## Task requirements
Leave out any pictures and transcribe all other data below exactly.

## Data shown

========================================

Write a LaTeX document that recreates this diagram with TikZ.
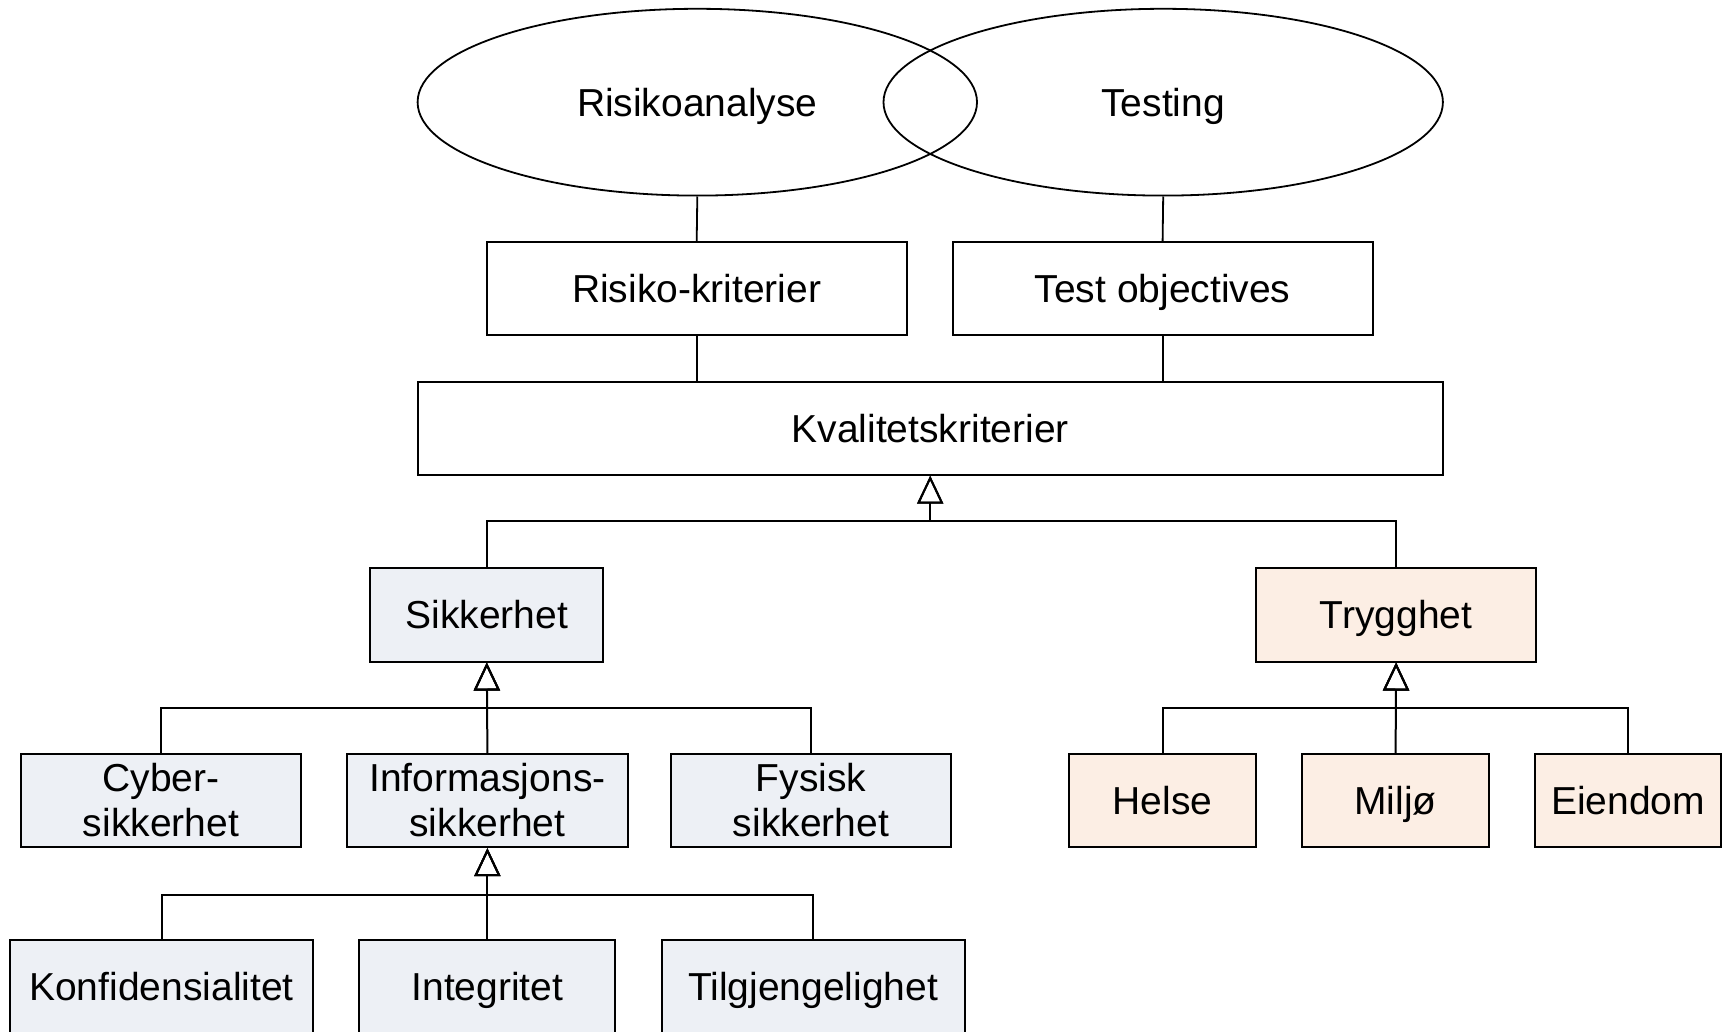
\documentclass[tikz,border=0pt]{standalone}
\usepackage{fontspec}
\setmainfont{Liberation Sans}
\usetikzlibrary{arrows.meta,shapes.geometric}
\definecolor{secfill}{RGB}{237,240,245}
\definecolor{safefill}{RGB}{252,238,228}
\begin{document}
\begin{tikzpicture}[x=0.5pt,y=-0.5pt,
  every node/.style={font=\fontsize{19.5pt}{22.5pt}\selectfont, align=center, inner sep=0pt},
  capline/.style={text height=14pt, text depth=0pt},
  oval/.style={draw, line width=0.9pt, ellipse, minimum width=279.7pt, minimum height=93.4pt},
  plainbox/.style={draw, line width=1pt, fill=white, minimum height=46.7pt},
  secbox/.style={plainbox, fill=secfill},
  safebox/.style={plainbox, fill=safefill},
  link/.style={line width=0.9pt},
  gen/.style={line width=1pt, -{Triangle[open, length=14pt, width=13pt, line width=1pt]}}
]
\useasboundingbox (0,0) rectangle (1723,1032);
\clip (0,0) rectangle (1723,1032);

% overlapping ellipses
\node[oval] (risk) at (697.3,102.2) {};
\node[oval] (test) at (1163.2,102.2) {};
\node[capline] at (risk.center) {Risikoanalyse};
\node[capline] at (test.center) {Testing};

% criteria boxes
\node[plainbox, capline, minimum width=209.9pt] (rkrit) at (696.7,288.5) {Risiko-kriterier};
\node[plainbox, capline, minimum width=209.9pt] (tobj) at (1162.6,288.5) {Test objectives};
\node[plainbox, capline, minimum width=512.7pt, minimum height=46.2pt] (kval) at (930.2,428.5) {Kvalitetskriterier};

\draw[link] (risk.south) -- (rkrit.north);
\draw[link] (test.south) -- (tobj.north);
\draw[link] (rkrit.south) -- (rkrit.south |- kval.north);
\draw[link] (tobj.south) -- (tobj.south |- kval.north);

% second level
\node[secbox, capline, minimum width=116.5pt] (sikk) at (486.8,614.8) {Sikkerhet};
\node[safebox, capline, minimum width=140.2pt] (tryg) at (1396.1,614.8) {Trygghet};

% third level
\node[secbox, minimum width=140.1pt] (cyber) at (161,800.5) {Cyber-\\sikkerhet};
\node[secbox, minimum width=140.1pt] (info) at (487.4,800.5) {Informasjons-\\sikkerhet};
\node[secbox, minimum width=140.1pt] (fys) at (811,800.5) {Fysisk\\sikkerhet};
\node[safebox, capline, minimum width=93.4pt] (helse) at (1162.6,800.5) {Helse};
\node[safebox, capline, minimum width=93.4pt] (miljo) at (1395.6,800.5) {Miljø};
\node[safebox, capline, minimum width=93.4pt] (eiend) at (1628,800.5) {Eiendom};

% fourth level (runs past the lower edge)
\node[secbox, minimum width=151.7pt, minimum height=52pt] (konf) at (161.5,991.6) {};
\node[secbox, minimum width=128pt, minimum height=52pt] (integ) at (487.4,991.6) {};
\node[secbox, minimum width=151.7pt, minimum height=52pt] (tilg) at (813.2,991.6) {};
\node[capline] at (161.5,986.3) {Konfidensialitet};
\node[capline] at (487.4,986.3) {Integritet};
\node[capline] at (813.2,986.3) {Tilgjengelighet};

% generalisation connectors
\coordinate (busA) at (0,520.9);
\coordinate (busB) at (0,707.7);
\coordinate (busC) at (0,894.5);

\draw[gen] (sikk.north) |- (busA -| kval.south) -- (kval.south);
\draw[gen] (tryg.north) |- (busA -| kval.south) -- (kval.south);

\draw[gen] (cyber.north) |- (busB -| sikk.south) -- (sikk.south);
\draw[gen] (fys.north) |- (busB -| sikk.south) -- (sikk.south);
\draw[gen] (info.north) -- (sikk.south);

\draw[gen] (helse.north) |- (busB -| tryg.south) -- (tryg.south);
\draw[gen] (eiend.north) |- (busB -| tryg.south) -- (tryg.south);
\draw[gen] (miljo.north) -- (tryg.south);

\draw[gen] (konf.north) |- (busC -| info.south) -- (info.south);
\draw[gen] (tilg.north) |- (busC -| info.south) -- (info.south);
\draw[gen] (integ.north) -- (info.south);
\end{tikzpicture}
\end{document}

========================================

## Solved problem
Write a LaTeX document that recreates this diagram with TikZ.
\documentclass[tikz,border=0pt]{standalone}
\usepackage{fontspec}
\setmainfont{Liberation Sans}
\usetikzlibrary{arrows.meta,shapes.geometric}
\definecolor{secfill}{RGB}{237,240,245}
\definecolor{safefill}{RGB}{252,238,228}
\begin{document}
\begin{tikzpicture}[x=0.5pt,y=-0.5pt,
  every node/.style={font=\fontsize{19.5pt}{22.5pt}\selectfont, align=center, inner sep=0pt},
  capline/.style={text height=14pt, text depth=0pt},
  oval/.style={draw, line width=0.9pt, ellipse, minimum width=279.7pt, minimum height=93.4pt},
  plainbox/.style={draw, line width=1pt, fill=white, minimum height=46.7pt},
  secbox/.style={plainbox, fill=secfill},
  safebox/.style={plainbox, fill=safefill},
  link/.style={line width=0.9pt},
  gen/.style={line width=1pt, -{Triangle[open, length=14pt, width=13pt, line width=1pt]}}
]
\useasboundingbox (0,0) rectangle (1723,1032);
\clip (0,0) rectangle (1723,1032);

% overlapping ellipses
\node[oval] (risk) at (697.3,102.2) {};
\node[oval] (test) at (1163.2,102.2) {};
\node[capline] at (risk.center) {Risikoanalyse};
\node[capline] at (test.center) {Testing};

% criteria boxes
\node[plainbox, capline, minimum width=209.9pt] (rkrit) at (696.7,288.5) {Risiko-kriterier};
\node[plainbox, capline, minimum width=209.9pt] (tobj) at (1162.6,288.5) {Test objectives};
\node[plainbox, capline, minimum width=512.7pt, minimum height=46.2pt] (kval) at (930.2,428.5) {Kvalitetskriterier};

\draw[link] (risk.south) -- (rkrit.north);
\draw[link] (test.south) -- (tobj.north);
\draw[link] (rkrit.south) -- (rkrit.south |- kval.north);
\draw[link] (tobj.south) -- (tobj.south |- kval.north);

% second level
\node[secbox, capline, minimum width=116.5pt] (sikk) at (486.8,614.8) {Sikkerhet};
\node[safebox, capline, minimum width=140.2pt] (tryg) at (1396.1,614.8) {Trygghet};

% third level
\node[secbox, minimum width=140.1pt] (cyber) at (161,800.5) {Cyber-\\sikkerhet};
\node[secbox, minimum width=140.1pt] (info) at (487.4,800.5) {Informasjons-\\sikkerhet};
\node[secbox, minimum width=140.1pt] (fys) at (811,800.5) {Fysisk\\sikkerhet};
\node[safebox, capline, minimum width=93.4pt] (helse) at (1162.6,800.5) {Helse};
\node[safebox, capline, minimum width=93.4pt] (miljo) at (1395.6,800.5) {Miljø};
\node[safebox, capline, minimum width=93.4pt] (eiend) at (1628,800.5) {Eiendom};

% fourth level (runs past the lower edge)
\node[secbox, minimum width=151.7pt, minimum height=52pt] (konf) at (161.5,991.6) {};
\node[secbox, minimum width=128pt, minimum height=52pt] (integ) at (487.4,991.6) {};
\node[secbox, minimum width=151.7pt, minimum height=52pt] (tilg) at (813.2,991.6) {};
\node[capline] at (161.5,986.3) {Konfidensialitet};
\node[capline] at (487.4,986.3) {Integritet};
\node[capline] at (813.2,986.3) {Tilgjengelighet};

% generalisation connectors
\coordinate (busA) at (0,520.9);
\coordinate (busB) at (0,707.7);
\coordinate (busC) at (0,894.5);

\draw[gen] (sikk.north) |- (busA -| kval.south) -- (kval.south);
\draw[gen] (tryg.north) |- (busA -| kval.south) -- (kval.south);

\draw[gen] (cyber.north) |- (busB -| sikk.south) -- (sikk.south);
\draw[gen] (fys.north) |- (busB -| sikk.south) -- (sikk.south);
\draw[gen] (info.north) -- (sikk.south);

\draw[gen] (helse.north) |- (busB -| tryg.south) -- (tryg.south);
\draw[gen] (eiend.north) |- (busB -| tryg.south) -- (tryg.south);
\draw[gen] (miljo.north) -- (tryg.south);

\draw[gen] (konf.north) |- (busC -| info.south) -- (info.south);
\draw[gen] (tilg.north) |- (busC -| info.south) -- (info.south);
\draw[gen] (integ.north) -- (info.south);
\end{tikzpicture}
\end{document}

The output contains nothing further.